Thursday, November 8, 2018

Angels - Illumined with the First Rays from God (St. Gregory the Theologian)


By St. Gregory the Theologian

(Oration 38, On the Theophany, 8-10)

But when I say God, I mean Father, Son, and Holy Spirit. For Godhead is neither diffused beyond these, so as to bring in a mob of gods; nor yet is it bounded by a smaller compass than these, so as to condemn us for a poverty-stricken conception of Deity; either Judaizing to save the Monarchia, or falling into heathenism by the multitude of our gods. For the evil on either side is the same, though found in contrary directions. This then is the Holy of Holies, which is hidden even from the Seraphim, and is glorified with a thrice repeated Holy, meeting in one ascription of the title Lord and God, as one of our predecessors has most beautifully and loftily pointed out.

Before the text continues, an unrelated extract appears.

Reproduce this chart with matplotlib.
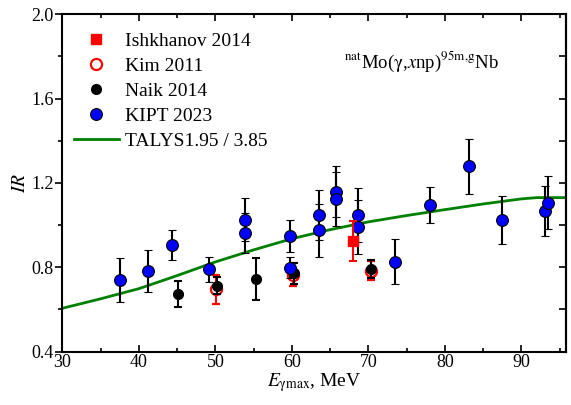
import matplotlib
matplotlib.use("Agg")
import matplotlib.pyplot as plt
from matplotlib.lines import Line2D
from matplotlib.ticker import MultipleLocator

plt.rcParams['font.family'] = ['Liberation Serif', 'DejaVu Serif']
plt.rcParams['mathtext.fontset'] = 'stix'

# Ishkhanov 2014
ish_x = [68.0]
ish_y = [0.924]
ish_e = [0.094]

# Kim 2011
kim_x = [50.1, 60.2, 70.3]
kim_y = [0.695, 0.765, 0.784]
kim_e = [0.070, 0.053, 0.044]

# Naik 2014
naik_x = [45.1, 50.2, 55.3, 60.3, 70.3]
naik_y = [0.673, 0.713, 0.744, 0.771, 0.792]
naik_e = [0.060, 0.040, 0.099, 0.050, 0.042]

# KIPT 2023
kipt_x = [37.5, 41.2, 44.3, 49.2, 53.9, 53.9, 59.8, 59.8, 63.6, 63.6,
          65.8, 65.8, 68.6, 68.6, 73.5, 78.0, 83.1, 87.4, 93.1, 93.5]
kipt_y = [0.738, 0.781, 0.905, 0.790, 1.025, 0.964, 0.948, 0.798, 1.048, 0.975,
          1.159, 1.124, 1.048, 0.990, 0.827, 1.095, 1.278, 1.024, 1.067, 1.106]
kipt_e = [0.105, 0.100, 0.072, 0.058, 0.103, 0.095, 0.077, 0.050, 0.120, 0.127,
          0.120, 0.128, 0.129, 0.128, 0.107, 0.087, 0.129, 0.116, 0.117, 0.127]

# TALYS1.95 / 3.85
talys_x = [30, 35, 40, 45, 50, 55, 60, 65, 70, 75, 80, 85, 90, 92, 96]
talys_y = [0.605, 0.650, 0.698, 0.760, 0.825, 0.882, 0.935, 0.978, 1.015,
           1.045, 1.073, 1.100, 1.124, 1.130, 1.130]

fig = plt.figure(figsize=(5.71, 4.05), dpi=100)
ax = fig.add_axes([0.109, 0.132, 0.882, 0.833])

ax.plot(talys_x, talys_y, color='#008000', lw=2, zorder=2)

eb = dict(elinewidth=1.5, capsize=3, capthick=1.5)
ax.errorbar(kim_x, kim_y, yerr=kim_e, fmt='o', ms=8, mfc='white', mec='red', mew=1.6,
            ecolor='red', zorder=3, **eb)
ax.errorbar(naik_x, naik_y, yerr=naik_e, fmt='o', ms=7, mfc='black', mec='black',
            ecolor='black', zorder=4, **eb)
ax.errorbar(kipt_x, kipt_y, yerr=kipt_e, fmt='o', ms=8.5, mfc='blue', mec='black', mew=0.8,
            ecolor='black', zorder=5, **eb)
ax.errorbar(ish_x, ish_y, yerr=ish_e, fmt='s', ms=7.5, mfc='red', mec='red',
            ecolor='red', zorder=6, **eb)

ax.set_xlim(30, 95.8)
ax.set_ylim(0.4, 2.0)
ax.xaxis.set_major_locator(MultipleLocator(10))
ax.xaxis.set_minor_locator(MultipleLocator(5))
ax.yaxis.set_major_locator(MultipleLocator(0.4))
ax.yaxis.set_minor_locator(MultipleLocator(0.2))
ax.yaxis.set_major_formatter(plt.FuncFormatter(lambda v, p: f'{v:.1f}'))

ax.tick_params(axis='x', which='both', direction='in', top=True, labelsize=13, pad=2)
ax.tick_params(axis='y', which='both', direction='out', labelsize=13, pad=1)
ax.tick_params(which='major', length=5, width=1.2)
ax.tick_params(which='minor', length=3, width=1.2)
# right side ticks drawn inside
sec = ax.secondary_yaxis('right')
sec.yaxis.set_major_locator(MultipleLocator(0.2))
sec.tick_params(direction='in', length=5, width=1.2, labelright=False)
sec.spines['right'].set_linewidth(1.5)
for s in ax.spines.values():
    s.set_linewidth(1.5)

ax.set_xlabel(r'$\mathit{E}_{\mathrm{\gamma max}}$, MeV', fontsize=14, labelpad=0)
ax.set_ylabel(r'$\mathit{IR}$', fontsize=14, labelpad=2)

ax.text(0.56, 0.84, r'$^{\mathrm{nat}}$Mo($\mathrm{\gamma}$,$\mathit{x}$np)$^{\mathrm{95m{,}g}}$Nb',
        transform=ax.transAxes, fontsize=13.5)

handles = [
    Line2D([], [], ls='none', marker='s', ms=7.5, mfc='red', mec='red'),
    Line2D([], [], ls='none', marker='o', ms=8, mfc='white', mec='red', mew=1.6),
    Line2D([], [], ls='none', marker='o', ms=7, mfc='black', mec='black'),
    Line2D([], [], ls='none', marker='o', ms=8.5, mfc='blue', mec='black', mew=0.8),
    Line2D([], [], color='#008000', lw=2),
]
labels = ['Ishkhanov 2014', 'Kim 2011', 'Naik 2014', 'KIPT 2023', 'TALYS1.95 / 3.85']
ax.legend(handles, labels, loc='upper left', frameon=False, fontsize=14,
          handlelength=2.3, handletextpad=0.3, labelspacing=0.38, borderaxespad=0.0,
          bbox_to_anchor=(0.008, 0.97))

fig.savefig('out.png', dpi=100)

But since this movement of self-contemplation alone could not satisfy Goodness, but Good must be poured out and go forth beyond Itself to multiply the objects of Its beneficence, for this was essential to the highest Goodness, He first conceived the Heavenly and Angelic Powers. And this conception was a work fulfilled by His Word, and perfected by His Spirit. And so the secondary Splendors came into being, as the Ministers of the Primary Splendor; whether we are to conceive of them as intelligent Spirits, or as Fire of an immaterial and incorruptible kind, or as some other nature approaching this as near as may be. I should like to say that they were incapable of movement in the direction of evil, and susceptible only of the movement of good, as being about God, and illumined with the first rays from God — for earthly beings have but the second illumination; but I am obliged to stop short of saying that, and to conceive and speak of them only as difficult to move because of him, who for his splendor was called Lucifer, but became and is called Darkness through his pride; and the apostate hosts who are subject to him, creators of evil by their revolt against good and our inciters.

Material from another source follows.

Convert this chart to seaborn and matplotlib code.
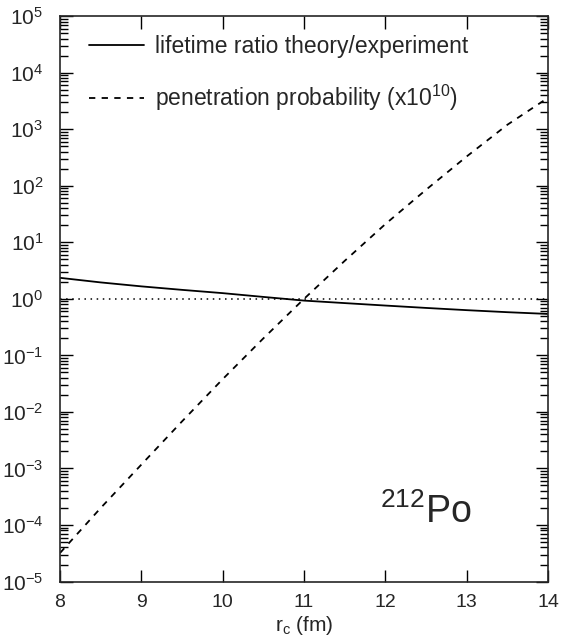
import numpy as np
import pandas as pd
import seaborn as sns
import matplotlib
matplotlib.use('Agg')
import matplotlib.pyplot as plt
from matplotlib.ticker import LogLocator, FixedLocator, NullFormatter

# values
r_c = [8, 8.5, 9, 9.5, 10, 10.5, 11, 11.5, 12, 12.5, 13, 13.5, 14]
lifetime_ratio = [2.35, 1.95, 1.66, 1.44, 1.26, 1.08, 0.93, 0.84, 0.76, 0.69, 0.63, 0.58, 0.54]
penetration = [3.2e-5, 2.0e-4, 1.17e-3, 6.8e-3, 3.8e-2, 2.0e-1, 1.0,
               4.7, 2.1e1, 8.5e1, 3.3e2, 1.2e3, 3.6e3]
x_ticks = [8, 9, 10, 11, 12, 13, 14]

sns.set_style('ticks')
plt.rcParams['font.family'] = ['Liberation Sans', 'DejaVu Sans']
plt.rcParams['mathtext.default'] = 'regular'
plt.rcParams['xtick.direction'] = 'in'
plt.rcParams['ytick.direction'] = 'in'


def make_frame():
    df1 = pd.DataFrame({'r': r_c, 'val': lifetime_ratio,
                        'curve': 'lifetime ratio theory/experiment'})
    df2 = pd.DataFrame({'r': r_c, 'val': penetration,
                        'curve': 'penetration probability (x10$^{10}$)'})
    return pd.concat([df1, df2], ignore_index=True)


def plot_po212(df):
    fig = plt.figure(figsize=(5.61, 6.44), dpi=100)
    ax = fig.add_axes([0.107, 0.097, 0.87, 0.878])
    ax.axhline(1.0, color='black', lw=1.1, ls=(0, (1, 3)))
    sns.lineplot(data=df, x='r', y='val', style='curve', color='black',
                 dashes=['', (3.5, 3.5)], lw=1.3, ax=ax)
    ax.set_yscale('log')
    ax.set_xlim(8, 14)
    ax.set_ylim(1e-5, 1e5)
    ax.xaxis.set_major_locator(FixedLocator(x_ticks))
    ax.yaxis.set_major_locator(LogLocator(base=10, numticks=20))
    ax.yaxis.set_minor_locator(LogLocator(base=10, subs=np.arange(2, 10), numticks=20))
    ax.yaxis.set_minor_formatter(NullFormatter())
    ax.tick_params(axis='both', which='both', top=True, right=True,
                   width=1.0, color='black')
    ax.tick_params(axis='x', which='major', length=9, pad=9, labelsize=14)
    ax.tick_params(axis='y', which='major', length=9, pad=12, labelsize=15)
    ax.tick_params(axis='y', which='minor', length=6)
    for s in ax.spines.values():
        s.set_linewidth(1.2)
    ax.set_xlabel('r$_c$ (fm)', fontsize=15, labelpad=2)
    ax.set_ylabel('')
    leg = ax.legend(loc='upper left', frameon=False, fontsize=16.5,
                    handlelength=2.4, handletextpad=0.5, labelspacing=1.1,
                    borderaxespad=0, borderpad=0,
                    bbox_to_anchor=(0.059, 0.967))
    for h in leg.get_lines():
        h.set_linewidth(1.3)
    ax.text(0.656, 0.104, '$^{212}$Po', transform=ax.transAxes,
            fontsize=27, va='baseline')
    fig.savefig('out.png', dpi=100)
    plt.clf()


def main():
    df = make_frame()
    plot_po212(df)


if __name__ == '__main__':
    main()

Thus, then, and for these reasons, He gave being to the world of thought, as far as I can reason upon these matters, and estimate great things in my own poor language. Then when His first creation was in good order, He conceives a second world, material and visible; and this a system and compound of earth and sky, and all that is in the midst of them — an admirable creation indeed, when we look at the fair form of every part, but yet more worthy of admiration when we consider the harmony and the unison of the whole, and how each part fits in with every other, in fair order, and all with the whole, tending to the perfect completion of the world as a Unit.